The training data (train.csv, see the download area below) contains 10,755 labeled reviews. The test data contains 5,071 unlabeled reviews (test.csv, see below). All the reviews included in the dataset have at least 80 votes. Contextual information: the following kernel density plot displays the distribution of the percentage of helpful votes out of the total votes each review received. The dataset for this  FCP focuses on the distribution's left- and right-hand ‘tails’.

File description:

train.csv: your training data (N = 10,755). The first column, ‘’helpfulness_cat”, is the label of each training movie review; the second column, “imdb_user_review”, contains the text of the movie review.

test.csv: your test data (N = 5,071). The first column, “_id”, is a movie review-level identifier; the second column, “imdb_user_review”, is the unlabelled movie review to classify.

submission.csv: this is the file you’re asked to populate and submit. The first column, “_id”, is the review-level identifier reported in test.csv; the second column, ‘’helpfulness_cat”, will contain your predicted class label (0 or 1) for the corresponding line in text data.
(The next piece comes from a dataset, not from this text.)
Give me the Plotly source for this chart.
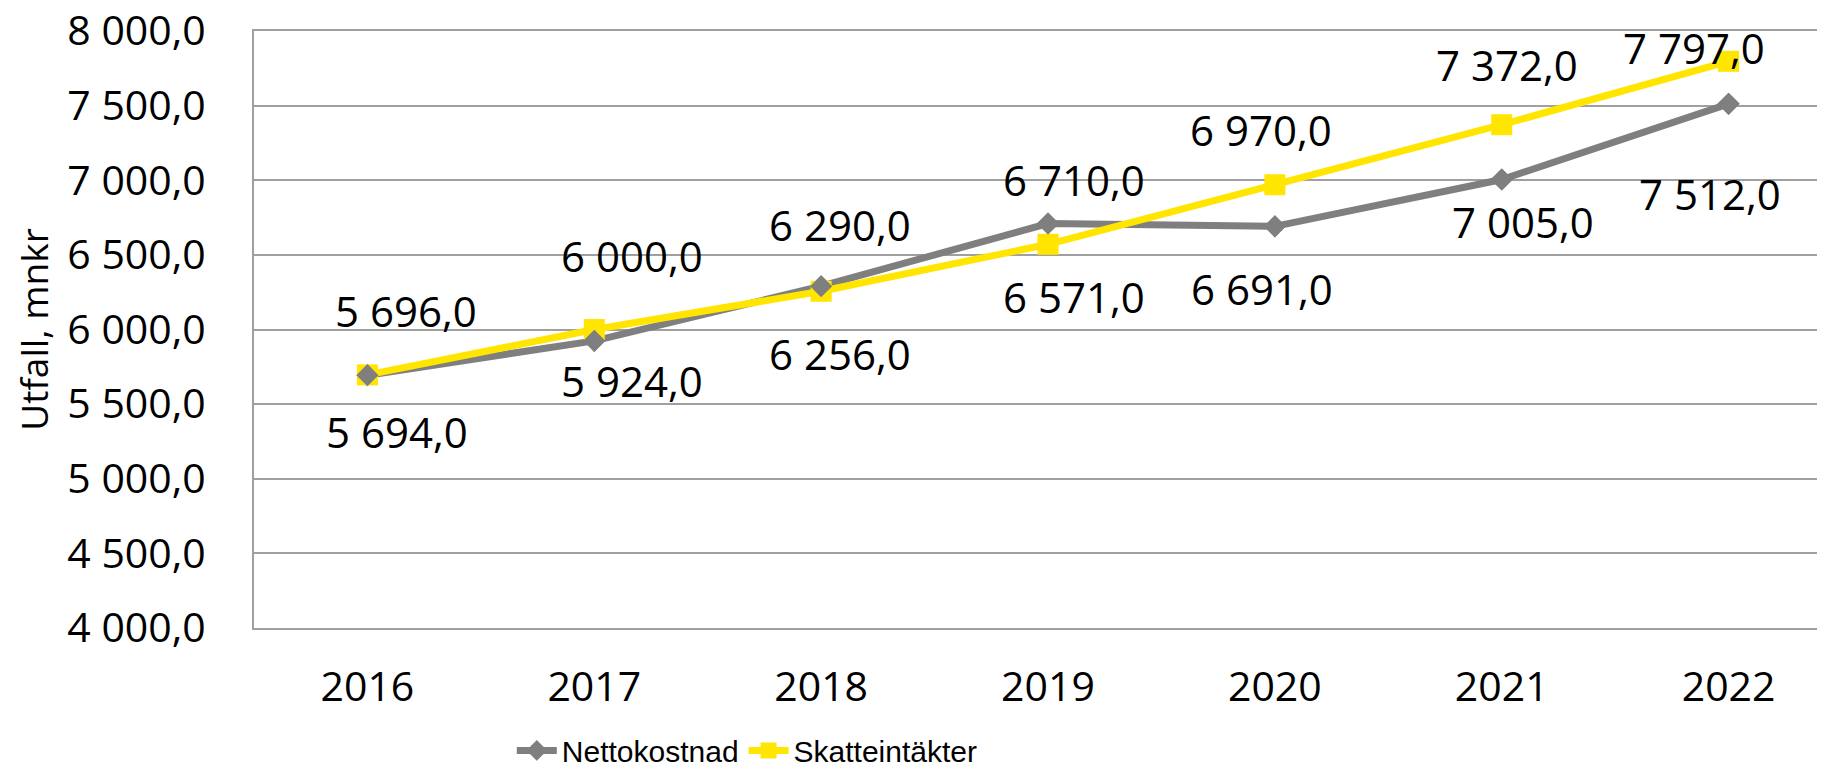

Note: i) please include the exact headers "_id, helpfulness_cat" in your submission — or just used the file I make available in the download area below; ii) stick with the movie identifiers included in the column “_id” of test.csv. 

 Download the files  ​

Dropbox

https://www.dropbox.com/scl/fo/b6wk88badiapwvdst5t5c/h?dl=0&rlkey=2cisp5b55962dar4vded3ijre

Guidelines

To carry out the classification task, you can use any classifier or combination of classifiers, any combination or selection of features, and either supervised, semi-supervised, or even transfer learning approaches. For example, the features may include (but are not limited to) BoW vectors, TFIDF vectors, vectors achieved with embedding algorithms, topic-to-document probabilities. In terms of estimators, you can use logistic regression, Naive Bayes Classifier, or any other estimator you think is appropriate given the nature of the task.